I don't queue very often because I rarely care enough about any consumable good to wait 20 or 30 minutes in line for it. Because there are many people like me, queues engender lots of opportunity costs for providers and suppliers. Imagine a queue at a Building Society in which one customer arrives every two minutes, and one customer every two minutes is dealt with by a member of staff. All it takes is a hold up somewhere in the Building Society (a customer with a complex problem, one of the team on a lunch break, someone off sick, or an influx of people joining the queue), and you could have a queue of ten people. That means anyone joining the queue has to wait for at least twenty minutes to be served. While a Building Society may not lose much custom this way, a food stall surrounded by lots of competition probably would. Queues allocate resources efficiently, but not optimally, because they do not distinguish between Jack, who wants a good or service really badly, and Jill, who doesn’t care much about the good or service but joined the queue simply because she saw there was only one person waiting in line.

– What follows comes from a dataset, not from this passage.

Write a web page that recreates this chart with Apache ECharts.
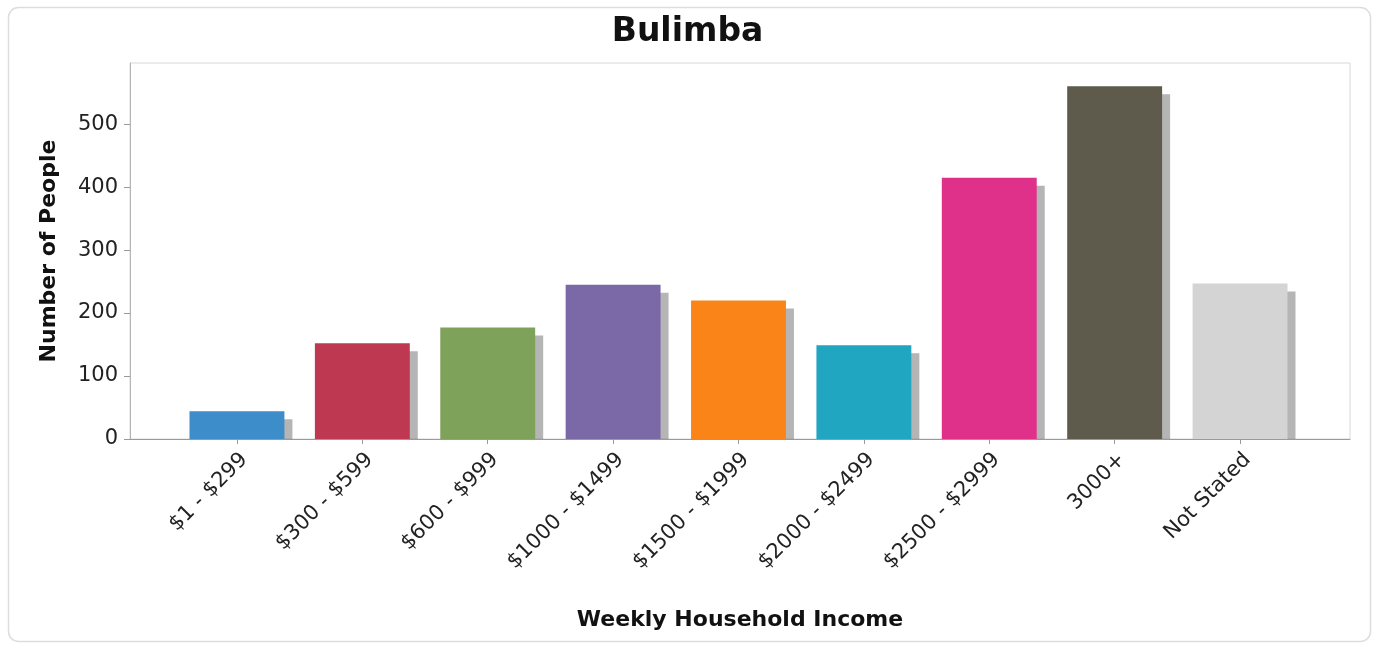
<!DOCTYPE html>
<html>
<head>
<meta charset="utf-8">
<script src="https://cdn.jsdelivr.net/npm/echarts@6/dist/echarts.min.js"></script>
<style>
html,body{margin:0;padding:0;background:#fff;}
#chart{width:1375px;height:646px;}
</style>
</head>
<body>
<div id="chart"></div>
<script>
const categories = ['$1 - $299', '$300 - $599', '$600 - $999', '$1000 - $1499', '$1500 - $1999', '$2000 - $2499', '$2500 - $2999', '3000+', 'Not Stated'];
const values = [44, 152, 177, 245, 220, 149, 415, 560, 247];
const barColors = ['#3d8dca', '#bf3852', '#7fa25b', '#7a69a6', '#fb8418', '#21a6c2', '#e0318a', '#5e5a4c', '#d4d4d4'];
const yTicks = [0, 100, 200, 300, 400, 500];
const chartTitle = 'Bulimba';
const xName = 'Weekly Household Income';
const yName = 'Number of People';

const idx = categories.map((c, i) => i);
const chart = echarts.init(document.getElementById('chart'));
chart.setOption({
  backgroundColor: '#fff',
  animation: false,
  title: {
    text: chartTitle, left: 'center', top: 11,
    textStyle: {fontFamily: 'DejaVu Sans', fontWeight: 'bold', fontSize: 33, color: '#111'}
  },
  graphic: [{
    type: 'rect', left: 6, top: 5, z: -10,
    shape: {width: 1362, height: 634, r: 10},
    style: {fill: 'none', stroke: '#dddddd', lineWidth: 1.5}
  }],
  grid: {left: 130, right: 25, top: 63, bottom: 207, show: true, borderColor: '#d8d8d8', borderWidth: 1},
  xAxis: {
    type: 'value', min: -0.853, max: 8.877,
    name: xName, nameLocation: 'middle', nameGap: 170,
    nameTextStyle: {fontFamily: 'DejaVu Sans', fontWeight: 'bold', fontSize: 22, color: '#111'},
    splitLine: {show: false},
    axisLine: {show: true, onZero: false, lineStyle: {color: '#9a9a9a', width: 1}},
    axisTick: {show: true, customValues: idx, length: 5, lineStyle: {color: '#9a9a9a'}},
    axisLabel: {
      customValues: idx, rotate: 45, margin: 10, verticalAlign: 'top',
      fontFamily: 'DejaVu Sans', fontSize: 21, color: '#222',
      formatter: v => categories[Math.round(v)]
    }
  },
  yAxis: {
    type: 'value', min: 0, max: 597, interval: 100,
    name: yName, nameLocation: 'middle', nameGap: 70, nameRotate: 90,
    nameTextStyle: {fontFamily: 'DejaVu Sans', fontWeight: 'bold', fontSize: 22, color: '#111'},
    splitLine: {show: false},
    axisLine: {show: true, onZero: false, lineStyle: {color: '#b5b5b5'}},
    axisTick: {show: true, customValues: yTicks, length: 6, lineStyle: {color: '#9a9a9a'}},
    axisLabel: {customValues: yTicks, margin: 12, fontFamily: 'DejaVu Sans', fontSize: 21, color: '#222'}
  },
  series: [{
    type: 'custom',
    data: values.map((v, i) => [i, v]),
    encode: {x: 0, y: 1},
    renderItem: function (params, api) {
      const i = api.value(0);
      const top = api.coord([i, api.value(1)]);
      const base = api.coord([i, 0]);
      const w = api.size([0.757, 0])[0];
      const h = base[1] - top[1];
      return {
        type: 'group',
        children: [
          {type: 'rect', shape: {x: top[0] - w / 2 + 8, y: top[1] + 8, width: w, height: h - 8},
           style: {fill: 'rgba(90,90,90,0.45)'}},
          {type: 'rect', shape: {x: top[0] - w / 2, y: top[1], width: w, height: h},
           style: {fill: barColors[params.dataIndex]}}
        ]
      };
    }
  }]
});
</script>
</body>
</html>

Waiting in line is an example of a sub-optimal event, which has been improved by technology that improves sale experiences for consumers. For example, being able to buy a cinema seat online in advance is a far more useful way of allocating the scarce resources of a popular movie than queuing outside in the hope that the cinema won't sell out of tickets. Improved technology that enables consumers to pay according to how much they value something is superior to waiting in line, where there is no way of telling exactly how much someone values something. To that end, popular restaurants that operate under a table booking system should charge for booking a table at peak times as well as for eating the meal. It's obvious to everyone that the laws of supply and demand factor in to the dining out experience too. A 6pm booking on a Tuesday night at a restaurant that has been open for 10 years is bound to be in much lower demand than a 7:30pm booking on a Saturday night at a popular restaurant that has only been open a few weeks.

That is why it's so easy to distort the true signals of value. A couple that phones up and books a table at random, or a few friends who walk past and grab a table on a whim, may not value their table as much as people that would have paid an extra surcharge to eat in there. Consequently, charging for table bookings at high demand restaurants increases the chances that the people who most value a dining experience have that experience, while at the same time leaving room for less-discerning people to choose other restaurants. Moreover, if non-price sensitive people pay more at peak times, price-sensitive people should find cheaper meals of the same quality at non-peak times. 

So why, then, don't such restaurants charge for booking a table? It could be for the same reason that hugely popular concert tickets don't sell for more. But it's probably also the case that popular individual restaurants that adopted this policy would unilaterally place themselves at a disadvantage against other popular restaurants that chose not to charge a booking fee. In all likelihood, this is why reservations do not have the kind of prices that would allocate diners with restaurants more optimally, and create extra societal value in doing so.